Centralité de la crise syrienne
Bruno Leroux, président du groupe parlementaire socialiste majoritaire à l’Assemblée, a précisé quant à lui le volet syrien de la politique française au Proche-Orient : faciliter la transition politique sans l’actuel président syrien Bachar Al-Assad, former les combattants de la troisième force, l’Armée syrienne libre (ASL), et les équiper en armes.

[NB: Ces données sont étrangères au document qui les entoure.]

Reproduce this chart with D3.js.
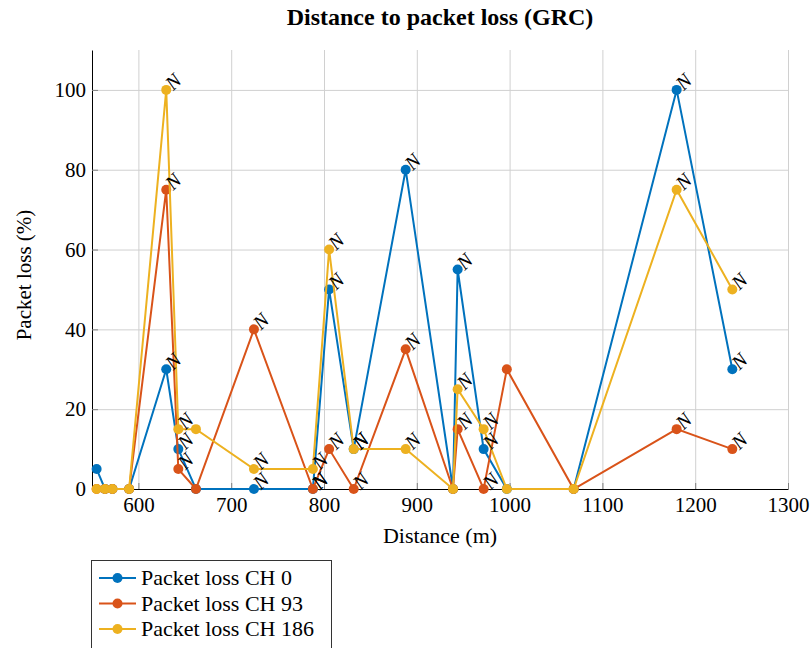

Est-ce une solution de rechange crédible face à l’OEI qui affiche une puissance sans précédent depuis l’avènement des organisations a-étatiques comme Al-Qaida ou les talibans afghans ? Son pouvoir s’étend sur un territoire grand comme le Royaume-Uni, habité par au moins six millions d’Irakiens et de Syriens. Il contrôle une grande partie des champs d’hydrocarbures de Syrie et une part de ceux du nord de l’Irak, ce qui lui assure 2 millions de dollars de recettes en devises chaque jour. Le ministre de la défense Yves Le Drian a recensé devant les députés « ses capacités militaires — chars, blindés, armements lourds, missiles —, sa capacité d’intervention — Daech mène à la fois des opérations conventionnelles, des opérations de type terroriste ou de guérilla urbaine — ou encore sa dimension internationale : Daech est une force capable de recruter très largement à l’étranger. Outre les volontaires français dont il a beaucoup été question, cette organisation recrute en Arabie saoudite, au Maroc, en Tunisie, etc., soit près de 10 000 étrangers sur 40 000 combattants. En outre, Daech a une très grande maîtrise de la communication et dispose d’importants moyens financiers. Cette organisation est capable de recruter non seulement des jeunes vulnérables, mais également des ingénieurs, des techniciens, des informaticiens, des universitaires. »
La stratégie d’ensemble au Proche-Orient du gouvernement a convaincu l’Assemblée qui l’a approuvée à l’unanimité moins une voix (celle d’un député de l’Union pour un mouvement populaire, UMP) et 13 abstentions venant toutes de la Gauche démocrate et républicaine (GDR). Pourtant au cours du débat, des députés se sont interrogés sur la durée et l’issue du conflit. Jean-Jacques Candelier, député communiste du Nord, a posé la question de l’alliance de la France avec les pétromonarchies du Golfe et préconisé de « prendre nos distances ». Autre interrogation : pourquoi la France s’oppose-t-elle à ce que le Parti des travailleurs du Kurdistan (PKK) et le Parti de l’union démocratique (PYD), dont les militants se battent contre l’OEI à Kobané, soient retirés de la liste des organisations terroristes ?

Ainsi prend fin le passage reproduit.